According to the ICRC, the starting point of any discussion in the protection afforded to women by international humanitarian law is the fact that they are entitled to the same protection as men, be it as civilians or combatants. In addition, recognizing their specific needs, international humanitarian law grants women additional protection and rights.

General protection afforded to both men and women in armed conflict include non-discrimination, principle of humane treatment, and protection against the effects of hostilities, and restriction and prohibitions on the use of specific weapons. Women are afforded specific, additional protection whose aim is to protect them with regard to their particular medical and psychological needs, which are often, but not always, related to their child-bearing role, and for considerations of privacy.

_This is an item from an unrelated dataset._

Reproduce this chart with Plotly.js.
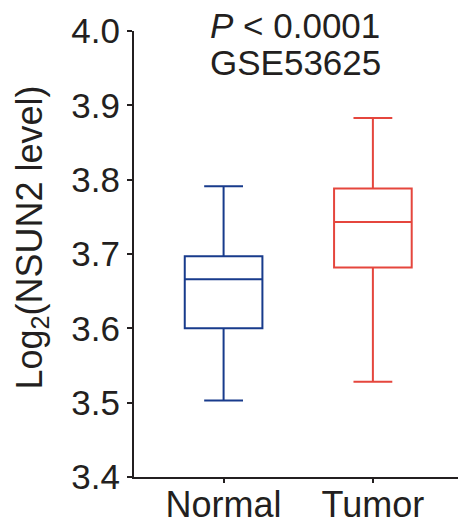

For example, the fourth Geneva Convention provides that expectant mothers are to be the objective of particular protection and respect. In situations of occupation it requires expectant and nursing mothers to be given additional food in proportion to their physiological needs and expressly includes expectant mothers among the persons for whose benefit belligerents may establish hospital an safety zones.

However, those provisions are for international armed conflicts. Non-international conflicts, such as those taking place in Indonesia, could be deemed simpler or even more complicated. After all, as the ICRC says in its October 2001 Women Facing War report, "it is not so easy to distinguish between combatants and non-combatants, especially in wars where there are no front lines, no uniforms and no recognized military structures."

Armed conflict -- be it international or non-international -- causes enormous suffering for those caught up in it. Women experience the conflict in a multitude of ways -- from taking an active part as combatants to being targeted as members of the civilian population or because they are women. Women's experience of war is multifaceted -- it means separation, the loss of family members and livelihood, increased risks of sexual violence, wounding, deprivation and death.

It is clear that the general and specific protection to which women are entitled must become a reality, as the ICRC says. Constant efforts must be made to promote knowledge of and compliance with the obligations of international humanitarian law by as wide an audience as possible and using all available means. "Everyone must be made responsible for improving the plight of women in times of armed conflict, and women themselves must be more closely involved in all measures taken on their behalf."

The question of women's rights and peace is not something that should be taken up only by campaigners of the so-called gender- perspective outlook. It does not take much brain for us to realize how shabbily women are being treated in today's society -- this is simply a matter of humanity or lack of it. Discourse on gender equity is needed but a thump on the head should be delivered to decision makers, from President Megawati Soekarnoputri down to local police and security leaders, and anybody who do not contribute to the betterment of women's lot.

After all they were once mere seeds of life, who owed their existence to the other half of the population: Women.